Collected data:
(begin)

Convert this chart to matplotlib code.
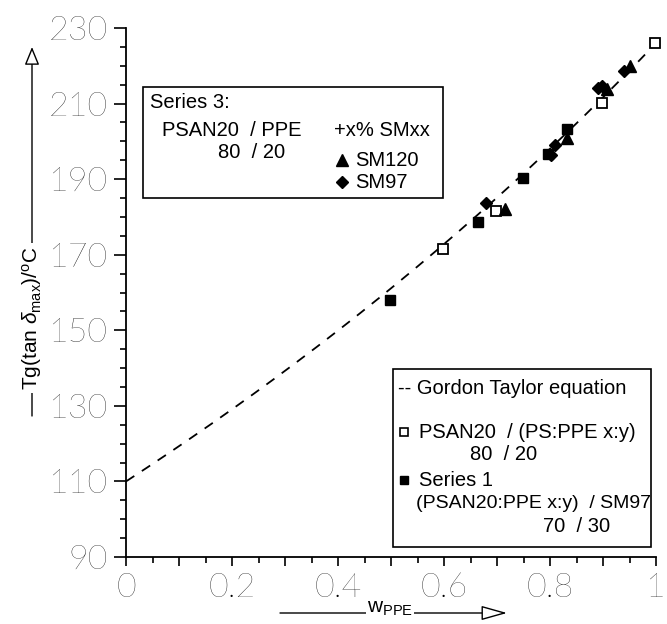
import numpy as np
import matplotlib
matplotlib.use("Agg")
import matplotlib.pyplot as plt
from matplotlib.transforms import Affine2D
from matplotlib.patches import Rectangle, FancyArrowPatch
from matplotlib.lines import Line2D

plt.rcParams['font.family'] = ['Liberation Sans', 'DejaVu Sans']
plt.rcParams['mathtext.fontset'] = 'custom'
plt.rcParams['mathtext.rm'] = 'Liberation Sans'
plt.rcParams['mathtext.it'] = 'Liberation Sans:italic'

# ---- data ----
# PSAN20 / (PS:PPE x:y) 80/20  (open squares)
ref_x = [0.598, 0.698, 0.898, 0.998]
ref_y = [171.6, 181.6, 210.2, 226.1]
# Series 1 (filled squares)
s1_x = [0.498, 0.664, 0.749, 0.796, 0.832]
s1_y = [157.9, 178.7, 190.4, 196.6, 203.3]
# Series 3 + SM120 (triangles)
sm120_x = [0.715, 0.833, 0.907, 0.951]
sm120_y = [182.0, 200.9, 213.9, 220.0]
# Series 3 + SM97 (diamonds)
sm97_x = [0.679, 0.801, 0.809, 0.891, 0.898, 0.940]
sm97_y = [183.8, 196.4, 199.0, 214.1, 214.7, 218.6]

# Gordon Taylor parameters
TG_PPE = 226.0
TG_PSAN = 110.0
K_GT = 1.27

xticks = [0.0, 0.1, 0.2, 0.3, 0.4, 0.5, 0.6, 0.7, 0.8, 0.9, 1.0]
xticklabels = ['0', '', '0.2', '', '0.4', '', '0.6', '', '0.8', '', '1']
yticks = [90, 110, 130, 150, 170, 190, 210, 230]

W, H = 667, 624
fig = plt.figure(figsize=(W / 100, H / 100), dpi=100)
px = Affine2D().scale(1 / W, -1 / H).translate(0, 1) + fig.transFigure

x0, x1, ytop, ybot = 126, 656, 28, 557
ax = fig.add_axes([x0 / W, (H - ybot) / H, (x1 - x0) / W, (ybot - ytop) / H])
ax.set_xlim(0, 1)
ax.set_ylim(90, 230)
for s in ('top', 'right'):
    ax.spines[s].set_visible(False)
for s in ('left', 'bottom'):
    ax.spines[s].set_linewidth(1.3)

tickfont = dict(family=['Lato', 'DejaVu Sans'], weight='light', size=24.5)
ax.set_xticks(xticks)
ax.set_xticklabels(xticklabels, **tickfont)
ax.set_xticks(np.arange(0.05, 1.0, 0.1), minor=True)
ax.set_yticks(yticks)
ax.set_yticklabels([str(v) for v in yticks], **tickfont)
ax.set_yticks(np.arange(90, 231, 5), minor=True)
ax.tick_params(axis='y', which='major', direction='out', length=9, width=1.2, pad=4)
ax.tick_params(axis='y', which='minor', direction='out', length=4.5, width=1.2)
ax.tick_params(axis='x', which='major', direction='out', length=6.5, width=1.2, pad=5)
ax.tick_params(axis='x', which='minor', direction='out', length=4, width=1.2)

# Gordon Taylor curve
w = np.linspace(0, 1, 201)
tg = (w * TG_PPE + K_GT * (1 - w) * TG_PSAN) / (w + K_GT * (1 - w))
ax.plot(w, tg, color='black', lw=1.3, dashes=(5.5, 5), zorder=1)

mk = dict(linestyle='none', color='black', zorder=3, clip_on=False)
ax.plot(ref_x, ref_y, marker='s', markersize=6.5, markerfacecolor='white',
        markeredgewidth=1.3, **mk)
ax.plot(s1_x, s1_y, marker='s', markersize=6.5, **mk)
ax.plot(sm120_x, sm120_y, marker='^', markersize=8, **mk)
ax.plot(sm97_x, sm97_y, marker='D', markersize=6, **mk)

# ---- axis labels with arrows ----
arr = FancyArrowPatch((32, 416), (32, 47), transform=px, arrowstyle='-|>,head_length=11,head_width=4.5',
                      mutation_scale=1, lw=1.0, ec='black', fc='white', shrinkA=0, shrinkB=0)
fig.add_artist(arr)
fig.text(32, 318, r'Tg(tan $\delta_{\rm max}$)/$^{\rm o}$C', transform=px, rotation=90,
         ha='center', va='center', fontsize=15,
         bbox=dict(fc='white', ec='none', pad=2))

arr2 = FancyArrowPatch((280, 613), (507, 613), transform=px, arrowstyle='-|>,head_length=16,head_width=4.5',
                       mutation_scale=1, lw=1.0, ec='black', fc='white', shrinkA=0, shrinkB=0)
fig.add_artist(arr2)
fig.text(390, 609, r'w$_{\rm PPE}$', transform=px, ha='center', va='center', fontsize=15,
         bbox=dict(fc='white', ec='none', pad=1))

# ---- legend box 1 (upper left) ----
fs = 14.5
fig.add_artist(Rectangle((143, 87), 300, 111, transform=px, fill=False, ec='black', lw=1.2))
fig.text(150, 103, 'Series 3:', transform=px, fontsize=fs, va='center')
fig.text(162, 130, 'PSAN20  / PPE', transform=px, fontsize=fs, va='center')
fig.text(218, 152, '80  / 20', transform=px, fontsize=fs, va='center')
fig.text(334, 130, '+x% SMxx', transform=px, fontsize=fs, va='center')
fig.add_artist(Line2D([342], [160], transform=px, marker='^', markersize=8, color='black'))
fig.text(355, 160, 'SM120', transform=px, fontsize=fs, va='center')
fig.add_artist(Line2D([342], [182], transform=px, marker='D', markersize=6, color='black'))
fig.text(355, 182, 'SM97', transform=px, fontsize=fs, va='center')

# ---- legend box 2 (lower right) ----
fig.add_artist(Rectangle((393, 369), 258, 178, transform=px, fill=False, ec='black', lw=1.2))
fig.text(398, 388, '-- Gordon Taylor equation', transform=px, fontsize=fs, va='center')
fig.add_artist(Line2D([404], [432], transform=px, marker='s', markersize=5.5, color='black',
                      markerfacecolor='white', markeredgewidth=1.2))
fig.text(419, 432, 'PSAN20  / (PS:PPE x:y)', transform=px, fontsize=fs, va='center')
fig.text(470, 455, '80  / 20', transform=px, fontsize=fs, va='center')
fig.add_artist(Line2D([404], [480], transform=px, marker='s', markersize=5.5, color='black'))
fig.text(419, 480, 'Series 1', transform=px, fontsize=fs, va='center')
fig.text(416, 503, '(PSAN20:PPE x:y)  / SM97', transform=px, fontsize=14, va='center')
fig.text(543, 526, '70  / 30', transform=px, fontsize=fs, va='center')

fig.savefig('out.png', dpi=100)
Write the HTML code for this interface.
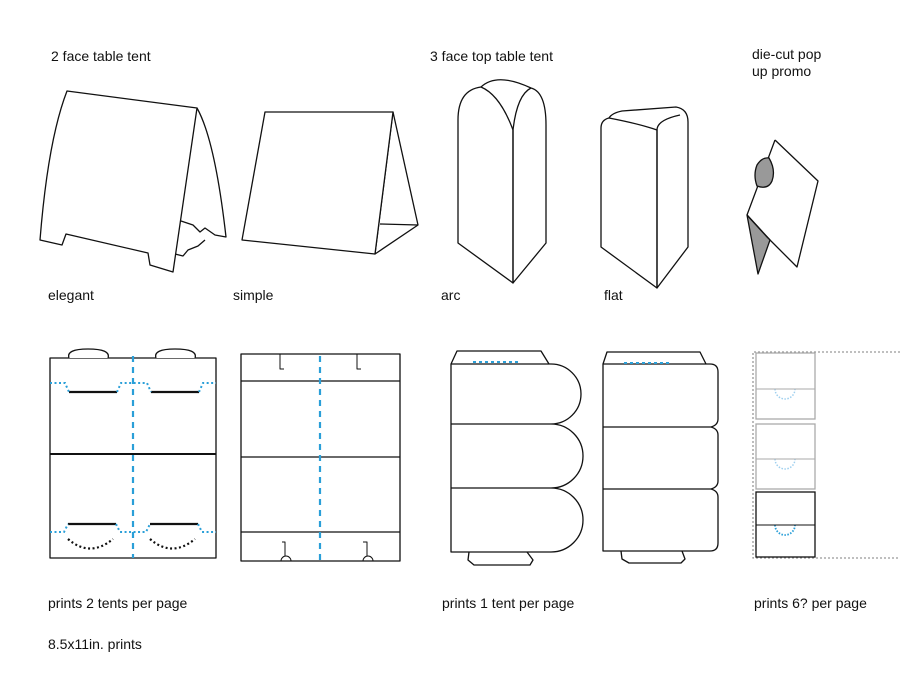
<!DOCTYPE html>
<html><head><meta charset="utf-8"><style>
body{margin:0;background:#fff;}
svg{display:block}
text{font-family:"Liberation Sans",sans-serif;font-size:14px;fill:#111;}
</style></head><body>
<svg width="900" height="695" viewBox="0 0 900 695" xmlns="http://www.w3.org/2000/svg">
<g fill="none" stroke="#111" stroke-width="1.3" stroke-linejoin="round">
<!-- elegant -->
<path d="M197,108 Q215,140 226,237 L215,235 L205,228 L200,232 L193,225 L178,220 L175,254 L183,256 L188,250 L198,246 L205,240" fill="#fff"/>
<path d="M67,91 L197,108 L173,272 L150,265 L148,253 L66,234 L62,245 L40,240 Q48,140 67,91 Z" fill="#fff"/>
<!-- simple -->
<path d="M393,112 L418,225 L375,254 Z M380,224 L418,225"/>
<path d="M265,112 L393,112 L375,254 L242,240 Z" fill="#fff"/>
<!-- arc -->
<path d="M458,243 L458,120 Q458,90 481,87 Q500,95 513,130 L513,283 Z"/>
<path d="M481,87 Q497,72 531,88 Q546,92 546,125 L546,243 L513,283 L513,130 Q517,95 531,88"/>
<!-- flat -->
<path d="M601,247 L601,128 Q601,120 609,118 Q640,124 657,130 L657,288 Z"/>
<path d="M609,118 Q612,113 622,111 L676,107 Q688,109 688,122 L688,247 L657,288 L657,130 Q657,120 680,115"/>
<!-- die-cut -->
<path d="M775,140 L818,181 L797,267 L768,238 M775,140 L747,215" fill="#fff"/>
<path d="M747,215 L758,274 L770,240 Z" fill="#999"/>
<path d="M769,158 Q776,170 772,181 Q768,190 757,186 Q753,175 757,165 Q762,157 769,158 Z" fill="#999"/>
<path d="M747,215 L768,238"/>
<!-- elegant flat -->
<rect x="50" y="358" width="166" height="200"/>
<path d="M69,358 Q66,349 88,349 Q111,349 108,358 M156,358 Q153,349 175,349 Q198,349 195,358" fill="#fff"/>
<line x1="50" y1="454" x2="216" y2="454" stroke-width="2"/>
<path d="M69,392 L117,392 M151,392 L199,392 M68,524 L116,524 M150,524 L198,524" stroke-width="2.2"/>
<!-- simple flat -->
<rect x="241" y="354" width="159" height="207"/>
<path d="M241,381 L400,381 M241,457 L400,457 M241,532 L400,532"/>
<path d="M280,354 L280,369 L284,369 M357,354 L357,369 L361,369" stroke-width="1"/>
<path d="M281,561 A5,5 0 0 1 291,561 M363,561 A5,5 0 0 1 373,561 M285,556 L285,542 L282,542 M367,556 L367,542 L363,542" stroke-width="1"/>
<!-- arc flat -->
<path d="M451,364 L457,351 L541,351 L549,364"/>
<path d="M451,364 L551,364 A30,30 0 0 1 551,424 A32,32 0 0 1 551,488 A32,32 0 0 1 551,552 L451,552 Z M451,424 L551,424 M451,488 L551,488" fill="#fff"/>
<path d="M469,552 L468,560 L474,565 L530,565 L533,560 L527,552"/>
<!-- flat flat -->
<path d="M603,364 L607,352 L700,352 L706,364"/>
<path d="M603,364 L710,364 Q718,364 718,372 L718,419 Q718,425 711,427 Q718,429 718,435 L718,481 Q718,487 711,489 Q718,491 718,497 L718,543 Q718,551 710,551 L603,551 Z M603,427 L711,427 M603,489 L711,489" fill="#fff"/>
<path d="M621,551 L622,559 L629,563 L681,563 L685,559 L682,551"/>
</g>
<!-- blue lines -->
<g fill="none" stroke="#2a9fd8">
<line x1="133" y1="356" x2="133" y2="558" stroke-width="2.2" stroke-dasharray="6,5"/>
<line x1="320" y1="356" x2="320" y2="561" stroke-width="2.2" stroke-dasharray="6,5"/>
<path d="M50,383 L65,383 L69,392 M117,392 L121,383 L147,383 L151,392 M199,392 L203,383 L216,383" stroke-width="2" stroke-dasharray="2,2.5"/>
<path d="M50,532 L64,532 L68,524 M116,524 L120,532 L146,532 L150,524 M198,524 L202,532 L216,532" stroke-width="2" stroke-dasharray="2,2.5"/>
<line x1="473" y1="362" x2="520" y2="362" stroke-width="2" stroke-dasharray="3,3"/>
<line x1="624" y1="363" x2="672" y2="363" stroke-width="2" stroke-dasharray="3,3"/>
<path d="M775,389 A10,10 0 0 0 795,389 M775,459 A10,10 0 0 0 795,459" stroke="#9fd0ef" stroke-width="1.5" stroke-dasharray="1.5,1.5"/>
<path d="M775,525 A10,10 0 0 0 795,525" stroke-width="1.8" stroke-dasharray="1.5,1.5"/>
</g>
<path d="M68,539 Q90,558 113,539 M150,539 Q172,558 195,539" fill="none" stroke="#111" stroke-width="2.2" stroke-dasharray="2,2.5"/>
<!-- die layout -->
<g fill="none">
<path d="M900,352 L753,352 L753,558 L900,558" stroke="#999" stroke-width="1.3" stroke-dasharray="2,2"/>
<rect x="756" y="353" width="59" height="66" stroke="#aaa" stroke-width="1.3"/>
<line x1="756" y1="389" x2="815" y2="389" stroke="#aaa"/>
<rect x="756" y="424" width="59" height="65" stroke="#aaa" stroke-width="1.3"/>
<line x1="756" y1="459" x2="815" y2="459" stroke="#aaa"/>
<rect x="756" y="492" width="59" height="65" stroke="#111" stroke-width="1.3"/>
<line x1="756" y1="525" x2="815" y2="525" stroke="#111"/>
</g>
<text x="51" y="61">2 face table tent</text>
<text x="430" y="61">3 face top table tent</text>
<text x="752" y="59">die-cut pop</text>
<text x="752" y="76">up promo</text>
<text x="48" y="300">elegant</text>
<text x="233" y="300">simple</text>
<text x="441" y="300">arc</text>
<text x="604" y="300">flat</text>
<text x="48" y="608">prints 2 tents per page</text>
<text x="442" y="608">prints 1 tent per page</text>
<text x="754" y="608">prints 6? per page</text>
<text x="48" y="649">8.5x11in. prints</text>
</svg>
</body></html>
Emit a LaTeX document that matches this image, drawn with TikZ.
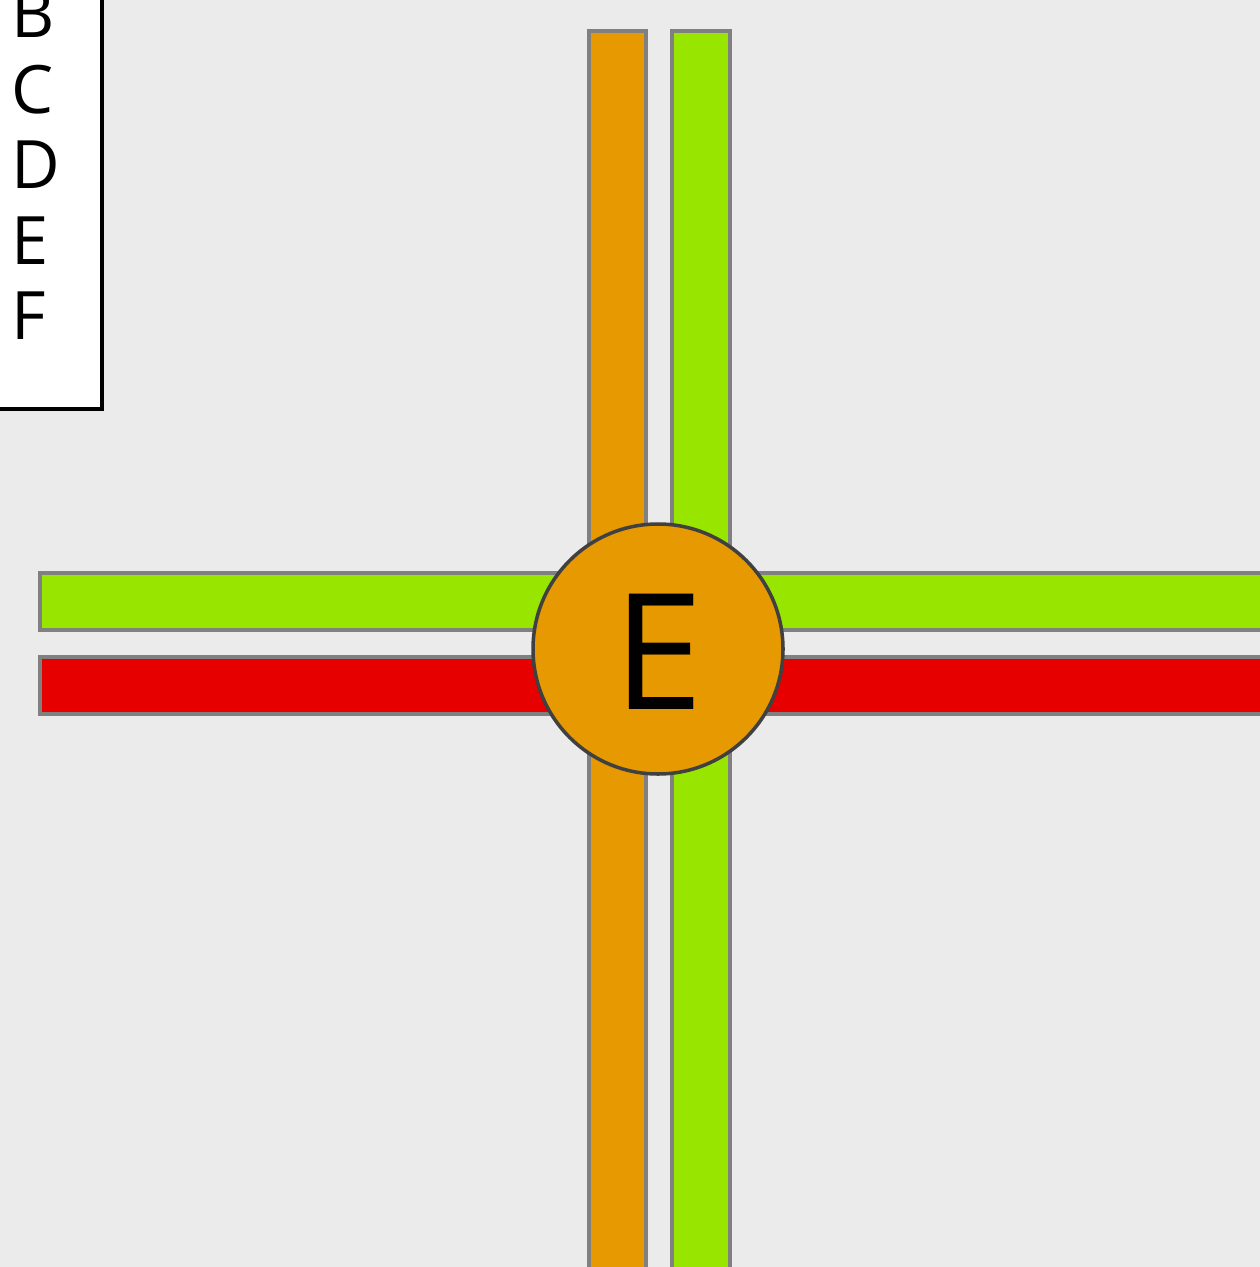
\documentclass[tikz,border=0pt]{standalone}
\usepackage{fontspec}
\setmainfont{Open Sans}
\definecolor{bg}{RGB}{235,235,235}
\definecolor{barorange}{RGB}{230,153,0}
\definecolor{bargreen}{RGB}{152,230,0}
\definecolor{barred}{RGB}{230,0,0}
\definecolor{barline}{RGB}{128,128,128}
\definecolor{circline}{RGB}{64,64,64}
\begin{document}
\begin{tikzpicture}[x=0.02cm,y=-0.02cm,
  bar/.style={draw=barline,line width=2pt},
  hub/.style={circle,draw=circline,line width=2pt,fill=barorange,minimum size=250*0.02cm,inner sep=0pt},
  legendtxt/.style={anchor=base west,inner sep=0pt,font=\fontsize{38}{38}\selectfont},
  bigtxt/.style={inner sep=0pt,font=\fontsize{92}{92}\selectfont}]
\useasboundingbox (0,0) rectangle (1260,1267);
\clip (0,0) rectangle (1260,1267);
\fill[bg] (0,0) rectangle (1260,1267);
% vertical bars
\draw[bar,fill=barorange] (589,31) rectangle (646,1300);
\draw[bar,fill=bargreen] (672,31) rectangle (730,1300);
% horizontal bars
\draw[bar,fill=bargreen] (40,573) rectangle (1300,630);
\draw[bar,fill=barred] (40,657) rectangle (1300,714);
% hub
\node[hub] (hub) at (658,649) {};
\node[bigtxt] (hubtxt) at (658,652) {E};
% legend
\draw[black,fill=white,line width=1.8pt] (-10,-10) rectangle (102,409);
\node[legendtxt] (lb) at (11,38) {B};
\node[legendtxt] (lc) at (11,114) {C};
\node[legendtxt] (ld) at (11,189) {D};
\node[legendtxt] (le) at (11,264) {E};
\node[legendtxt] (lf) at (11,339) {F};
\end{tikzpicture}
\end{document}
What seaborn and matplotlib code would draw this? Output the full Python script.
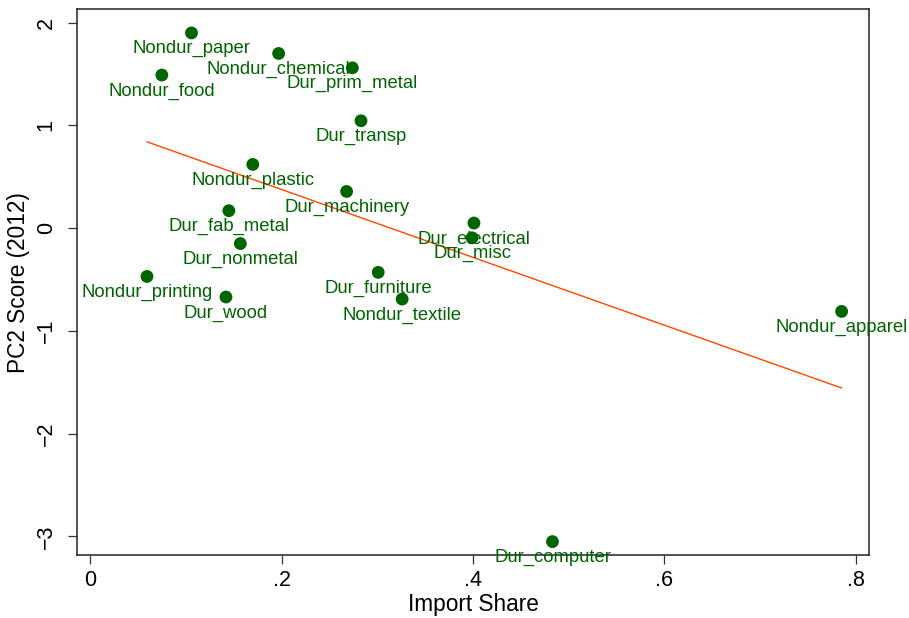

(end)

Take the records from their first line through the line containing "from matplotlib.lines import Line2D" and please return exactly those lines, both ends included, minus the pictures.

#### [Exercise answer]
Convert this chart to matplotlib code.
import numpy as np
import matplotlib
matplotlib.use("Agg")
import matplotlib.pyplot as plt
from matplotlib.transforms import Affine2D
from matplotlib.patches import Rectangle, FancyArrowPatch
from matplotlib.lines import Line2D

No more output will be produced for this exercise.